Sunday, March 29, 2009

Law Firm Not Entitled to Defense of Complaint Alleging "Wanton, Willful and Malicious" Conduct

PROFESSIONAL LIABILITY – DUTY TO DEFEND – ALLEGATIONS OF "WANTON, WILLFUL AND MALICIOUS" CONDUCT
Burkhart, Wexler & Hirschberg, LLP v. Liberty Ins. Underwriters, Inc.

(2nd Dept., decided 3/24/2009)


Sometimes plaintiffs deliberately plead into coverage; sometimes they do just the opposite, so the defendant does not enjoy liability coverage.

There's no indication whether the plaintiff in the underlying action did either, but its complaint against the insured law firm asserted claims for relief for "wanton, willful and malicious" breach of fiduciary duty for misappropriating the underlying plaintiff's confidential information and trade secrets; tortious interference with contract for using this information to attempt to convert the underlying plaintiff's members and prospective members to a newly- formed competing business entity; and for "wanton, willful and malicious" misappropriation of trade secrets.

Plaintiff law firm tendered the action to its professional liability insurer, Liberty Insurance Underwriters, which denied coverage, prompting this declaratory judgment action for defense and indemnification coverage.

In AFFIRMING the motion court's order granting summary judgment to Liberty, the Second Department ruled:
In determining whether an insurance carrier has a duty to defend under a professional liability policy, the point of departure is a comparison between the complaint against the insured and the language of the policy (see Cohen v Employers Reinsurance Corp., 117 AD2d 435, 438). If the underlying action falls within the scope of risk covered by the policy, the insurer is obligated to defend (see American Home Assur. Co. v Port of Auth. of N.Y. & N.J., 66 AD2d 269, 277). On the other hand, if the allegations, on their face, do not bring the case within the coverage of the policy, there is no duty to defend or indemnify (see Lionel Freedman, Inc. v Glens Falls Ins. Co., 27 NY2d 364, 368). 

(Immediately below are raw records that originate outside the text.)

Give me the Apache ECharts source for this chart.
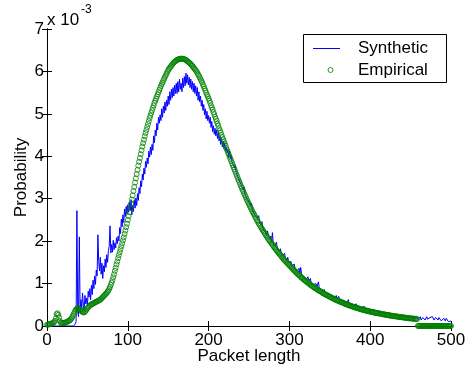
<!DOCTYPE html>
<html><head><meta charset="utf-8">
<script src="https://cdn.jsdelivr.net/npm/echarts@6/dist/echarts.min.js"></script>
<style>html,body{margin:0;padding:0;background:#fff}#c{width:470px;height:371px}</style>
</head><body><div id="c"></div>
<script>
// Values in units of 1e-3 (axis carries the "x 10^-3" multiplier)
const xTicks = [0, 100, 200, 300, 400, 500];
const yTicks = [0, 1, 2, 3, 4, 5, 6, 7];
const seriesNames = ['Synthetic', 'Empirical'];

const empirical = [
0.03,0.03,0.04,0.04,0.05,0.05,0.06,0.07,0.08,0.10,
0.12,0.18,0.28,0.30,0.26,0.20,0.12,0.08,0.07,0.07,
0.07,0.07,0.08,0.08,0.09,0.10,0.11,0.12,0.13,0.15,
0.17,0.20,0.24,0.28,0.32,0.36,0.39,0.41,0.42,0.42,
0.41,0.39,0.37,0.35,0.33,0.32,0.32,0.34,0.36,0.39,
0.42,0.44,0.46,0.48,0.50,0.51,0.52,0.53,0.54,0.55,
0.56,0.57,0.58,0.59,0.60,0.61,0.62,0.64,0.66,0.68,
0.70,0.72,0.74,0.76,0.78,0.81,0.84,0.88,0.92,0.97,
1.02,1.08,1.15,1.22,1.30,1.37,1.45,1.52,1.60,1.67,
1.74,1.81,1.88,1.95,2.02,2.09,2.17,2.25,2.33,2.41,
2.50,2.59,2.68,2.78,2.88,2.98,3.08,3.18,3.28,3.38,
3.48,3.58,3.68,3.78,3.87,3.96,4.05,4.14,4.23,4.31,
4.39,4.47,4.55,4.62,4.69,4.76,4.83,4.90,4.96,5.02,
5.08,5.14,5.20,5.26,5.31,5.36,5.41,5.46,5.51,5.56,
5.61,5.66,5.70,5.74,5.79,5.83,5.87,5.91,5.95,5.99,
6.03,6.06,6.09,6.11,6.14,6.16,6.19,6.21,6.23,6.24,
6.26,6.27,6.28,6.29,6.29,6.30,6.30,6.30,6.30,6.29,
6.29,6.28,6.27,6.25,6.24,6.22,6.21,6.19,6.17,6.15,
6.13,6.10,6.08,6.05,6.03,6.00,5.97,5.93,5.90,5.86,
5.82,5.78,5.74,5.69,5.65,5.60,5.55,5.50,5.45,5.41,
5.36,5.31,5.26,5.20,5.15,5.10,5.04,4.99,4.93,4.88,
4.83,4.77,4.72,4.66,4.61,4.56,4.50,4.45,4.40,4.35,
4.30,4.25,4.19,4.14,4.09,4.04,3.99,3.94,3.89,3.84,
3.79,3.74,3.69,3.64,3.59,3.54,3.49,3.44,3.40,3.35,
3.30,3.26,3.21,3.17,3.12,3.08,3.04,2.99,2.95,2.91,
2.87,2.83,2.79,2.75,2.71,2.67,2.64,2.60,2.56,2.53,
2.49,2.46,2.42,2.39,2.36,2.32,2.29,2.26,2.23,2.20,
2.17,2.14,2.11,2.08,2.05,2.02,2.00,1.97,1.94,1.92,
1.89,1.86,1.84,1.81,1.79,1.76,1.74,1.71,1.69,1.67,
1.64,1.62,1.60,1.57,1.55,1.53,1.51,1.49,1.47,1.45,
1.43,1.41,1.39,1.37,1.35,1.33,1.31,1.29,1.27,1.25,
1.23,1.21,1.20,1.18,1.16,1.14,1.13,1.11,1.09,1.08,
1.06,1.05,1.03,1.02,1.00,0.99,0.97,0.96,0.94,0.93,
0.92,0.90,0.89,0.88,0.87,0.85,0.84,0.83,0.82,0.81,
0.80,0.78,0.77,0.76,0.75,0.74,0.73,0.72,0.71,0.70,
0.69,0.68,0.67,0.66,0.65,0.64,0.63,0.62,0.61,0.60,
0.60,0.59,0.58,0.57,0.56,0.56,0.55,0.54,0.53,0.52,
0.52,0.51,0.50,0.49,0.49,0.48,0.47,0.47,0.46,0.45,
0.45,0.44,0.43,0.43,0.42,0.42,0.41,0.40,0.40,0.39,
0.39,0.38,0.38,0.37,0.37,0.36,0.36,0.35,0.35,0.34,
0.34,0.34,0.33,0.33,0.32,0.32,0.31,0.31,0.31,0.30,
0.30,0.30,0.29,0.29,0.28,0.28,0.28,0.27,0.27,0.27,
0.26,0.26,0.26,0.25,0.25,0.25,0.24,0.24,0.24,0.23,
0.23,0.23,0.23,0.22,0.22,0.22,0.21,0.21,0.21,0.21,
0.20,0.20,0.20,0.20,0.19,0.19,0.19,0.19,0.18,0.18,
0.18,0.18,0.18,0.17,0.17,0.17,0.17,0.17,0.16,0,
0,0,0,0,0,0,0,0,0,0,
0,0,0,0,0,0,0,0,0,0,
0,0,0,0,0,0,0,0,0,0,
0,0,0,0,0,0,0,0,0,0,
0
];

const synthetic = [
0,0,0,0,0,0,0,0,0,0,
0,0,0,0,0,0,0,0,0,0,
0,0,0,0,0,0,0,0,0,0,
0,0,0,0,0.02,0.05,
0.10,2.72,0.35,0.22,2.10,0.30,0.62,0.42,0.78,0.48,0.38,0.72,0.52,0.66,
0.48,0.82,0.68,0.88,0.62,0.96,0.74,1.08,0.88,1.18,
0.98,1.32,1.18,2.15,1.52,1.30,1.62,1.22,1.48,1.12,
1.42,1.28,1.58,1.38,1.68,1.50,1.78,1.88,2.36,1.72,
1.92,1.74,2.02,1.80,1.96,1.84,2.08,1.94,2.12,2.00,
2.32,2.18,2.52,2.34,2.62,2.44,2.76,2.58,2.82,2.64,
2.86,2.68,2.92,2.72,2.98,2.62,2.84,2.70,2.96,2.78,
3.02,2.84,3.12,2.96,3.26,3.12,3.42,3.28,3.58,3.44,
3.72,3.58,3.88,3.74,3.96,3.82,4.12,3.98,4.22,4.04,
4.28,4.14,4.48,4.32,4.62,4.48,4.78,4.62,4.92,4.78,
4.98,4.84,5.12,4.92,5.18,5.02,5.28,5.08,5.32,5.18,
5.42,5.22,5.52,5.32,5.58,5.38,5.62,5.42,5.68,5.48,
5.72,5.48,5.76,5.52,5.82,5.58,5.72,5.52,5.84,5.62,
5.88,5.66,5.96,5.72,5.92,5.68,5.86,5.62,5.82,5.58,
5.76,5.52,5.72,5.48,5.66,5.42,5.62,5.32,5.52,5.28,
5.42,5.18,5.32,5.08,5.22,4.98,5.12,4.88,5.06,4.84,
4.96,4.78,4.92,4.68,4.82,4.58,4.72,4.52,4.66,4.48,
4.62,4.42,4.56,4.36,4.48,4.28,4.42,4.22,4.36,4.18,
4.32,4.12,4.22,4.08,4.16,3.98,4.12,3.94,4.02,3.86,
3.84,3.78,3.72,3.80,3.62,3.58,3.66,3.48,3.44,3.52,
3.34,3.38,3.25,3.20,3.28,3.10,3.08,3.14,2.98,2.96,
2.92,2.88,2.84,2.90,2.74,2.72,2.78,2.62,2.60,2.66,
2.54,2.50,2.60,2.44,2.40,2.38,2.46,2.30,2.28,2.34,
2.22,2.18,2.14,2.24,2.10,2.06,2.04,2.12,1.98,2.20,
1.94,1.92,1.88,1.86,1.98,1.82,1.80,1.78,1.76,1.82,
1.70,1.68,1.64,1.62,1.72,1.60,1.56,1.54,1.62,1.50,
1.48,1.46,1.52,1.42,1.40,1.38,1.46,1.34,1.32,1.30,
1.30,1.28,1.36,1.24,1.38,1.22,1.20,1.24,1.14,1.12,
1.12,1.10,1.08,1.16,1.06,1.04,1.12,1.00,0.98,0.98,
0.98,0.96,0.94,1.00,0.92,0.90,1.04,0.88,0.86,0.90,
0.86,0.84,0.80,0.86,0.80,0.78,0.84,0.76,0.74,0.78,
0.74,0.72,0.78,0.70,0.68,0.74,0.66,0.66,0.72,0.64,
0.64,0.70,0.62,0.60,0.66,0.60,0.58,0.64,0.56,0.56,
0.58,0.56,0.54,0.62,0.52,0.52,0.56,0.50,0.50,0.48,
0.50,0.48,0.46,0.52,0.46,0.44,0.50,0.44,0.42,0.46,
0.44,0.42,0.40,0.46,0.40,0.40,0.38,0.42,0.38,0.36,
0.38,0.40,0.36,0.36,0.34,0.38,0.34,0.34,0.36,0.32,
0.34,0.32,0.34,0.30,0.30,0.32,0.30,0.30,0.28,0.32,
0.30,0.28,0.28,0.32,0.26,0.26,0.28,0.26,0.24,0.28,
0.26,0.24,0.28,0.24,0.24,0.26,0.22,0.22,0.24,0.22,
0.24,0.22,0.26,0.22,0.22,0.20,0.22,0.24,0.20,0.20,
0.22,0.20,0.20,0.22,0.18,0.20,0.22,0.18,0.18,0.20,
0.16,0.18,0.22,0.14,0.18,0.20,0.16,0.20,0.14,0.18,
0.22,0.16,0.18,0.14,0.20,0.18,0.16,0.22,0.18,0.14,
0.18,0.20,0.16,0.18,0.14,0.20,0.16,0.18,0.12,0.16,
0.14,0.18,0.16,0.12,0.18,0.14,0.16,0.10,0.14,0.12,
0.12
];

const FONT = '"Liberation Sans", Arial, Helvetica, sans-serif';
const toPairs = arr => arr.map((v, i) => [i, v]);

const chart = echarts.init(document.getElementById('c'), null, {renderer: 'canvas'});

const axisCommon = {
  min: 0,
  axisLine: {show: true, lineStyle: {color: '#000', width: 1}},
  axisTick: {show: true, inside: true, length: 5, lineStyle: {color: '#000', width: 1}},
  splitLine: {show: false}
};

chart.setOption({
  animation: false,
  backgroundColor: '#fff',
  grid: {left: 47, right: 19, top: 29, bottom: 45, containLabel: false, outerBoundsMode: 'none'},
  xAxis: [
    Object.assign({}, axisCommon, {
      type: 'value', position: 'bottom', max: xTicks[xTicks.length - 1], interval: xTicks[1] - xTicks[0],
      name: 'Packet length', nameLocation: 'middle', nameGap: 22, nameMoveOverlap: false,
      nameTextStyle: {fontSize: 17, fontFamily: FONT, color: '#000'},
      axisLabel: {fontSize: 17, fontFamily: FONT, color: '#000', margin: 6}
    }),
    Object.assign({}, axisCommon, {
      type: 'value', position: 'top', max: xTicks[xTicks.length - 1], interval: xTicks[1] - xTicks[0],
      axisLabel: {show: false}
    })
  ],
  yAxis: [
    Object.assign({}, axisCommon, {
      type: 'value', position: 'left', max: yTicks[yTicks.length - 1], interval: yTicks[1] - yTicks[0],
      name: 'Probability', nameLocation: 'middle', nameGap: 17, nameMoveOverlap: false,
      nameTextStyle: {fontSize: 17, fontFamily: FONT, color: '#000'},
      axisLabel: {fontSize: 17, fontFamily: FONT, color: '#000', margin: 3}
    }),
    Object.assign({}, axisCommon, {
      type: 'value', position: 'right', max: yTicks[yTicks.length - 1], interval: yTicks[1] - yTicks[0],
      axisLabel: {show: false}
    })
  ],
  legend: [
    {
      data: [{name: seriesNames[0], icon: 'rect'}],
      left: 313, top: 40, padding: 0, itemWidth: 27, itemHeight: 1, selectedMode: false,
      textStyle: {fontSize: 17, fontFamily: FONT, color: '#000', padding: [0, 0, 0, 13]}
    },
    {
      data: [{name: seriesNames[1], icon: 'circle', itemStyle: {color: '#fff', borderColor: '#008000', borderWidth: 1}}],
      left: 327.5, top: 61.5, padding: 0, itemWidth: 5, itemHeight: 5, selectedMode: false,
      textStyle: {fontSize: 17, fontFamily: FONT, color: '#000', padding: [0, 0, 0, 20]}
    }
  ],
  graphic: [
    {type: 'rect', shape: {x: 303.5, y: 34.5, width: 143, height: 48}, style: {fill: '#fff', stroke: '#000', lineWidth: 1}, z: 3},
    {type: 'text', left: 47, top: 12, style: {text: 'x 10', font: '17px ' + FONT, fill: '#000'}},
    {type: 'text', left: 81, top: 4, style: {text: '-3', font: '12px ' + FONT, fill: '#000'}}
  ],
  series: [
    {
      name: seriesNames[0], type: 'line', xAxisIndex: 0, yAxisIndex: 0,
      data: toPairs(synthetic), symbol: 'none', clip: true,
      lineStyle: {color: '#0000ff', width: 1}, itemStyle: {color: '#0000ff'}, z: 2
    },
    {
      name: seriesNames[1], type: 'scatter', xAxisIndex: 0, yAxisIndex: 0,
      data: toPairs(empirical), symbol: 'circle', symbolSize: 5, clip: false,
      itemStyle: {color: 'rgba(0,0,0,0)', borderColor: '#008000', borderWidth: 1}, z: 3
    }
  ]
});
</script></body></html>
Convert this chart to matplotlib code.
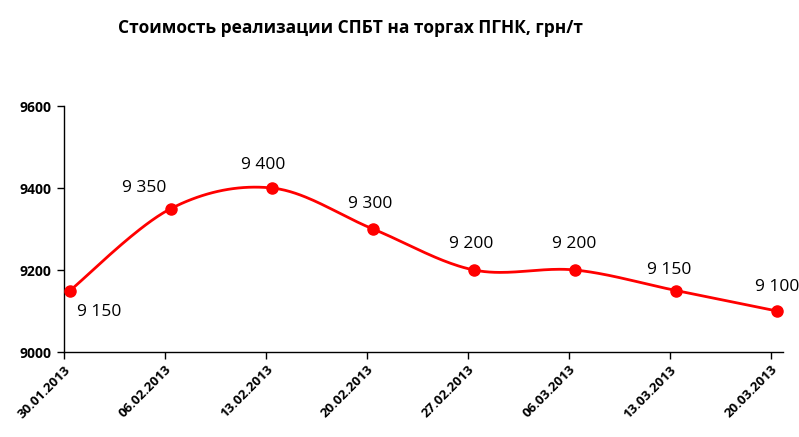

Here, Liberty established its prima facie entitlement to judgment as a matter of law declaring that it was not obligated to defend and indemnify the Burkhart Firm in the underlying action, and the Burkhart Firm failed to raise a triable issue of fact in opposition. The basic coverage provision of the Liberty policy clearly limits coverage to claims which are caused by "any actual or alleged act, error, omission or personal injury which arises out of the rendering or failure to render professional legal services." Inasmuch as there is no allegation of negligence or malpractice arising out of the Burkhart Firm's performance, or failure to perform, legal services, the claim in the underlying action does not fall within the ambit of the policy (see Tartaglia v Home Ins. Co., 240 AD2d 396; Cohen v Employers Reinsurance Corp., 117 AD2d 435; George Muhlstock & Co. v American Home Assur. Co., 117 AD2d 117). For the same reason, the Supreme Court properly denied that branch of the Burkhart Firm's cross motion which was for summary judgment.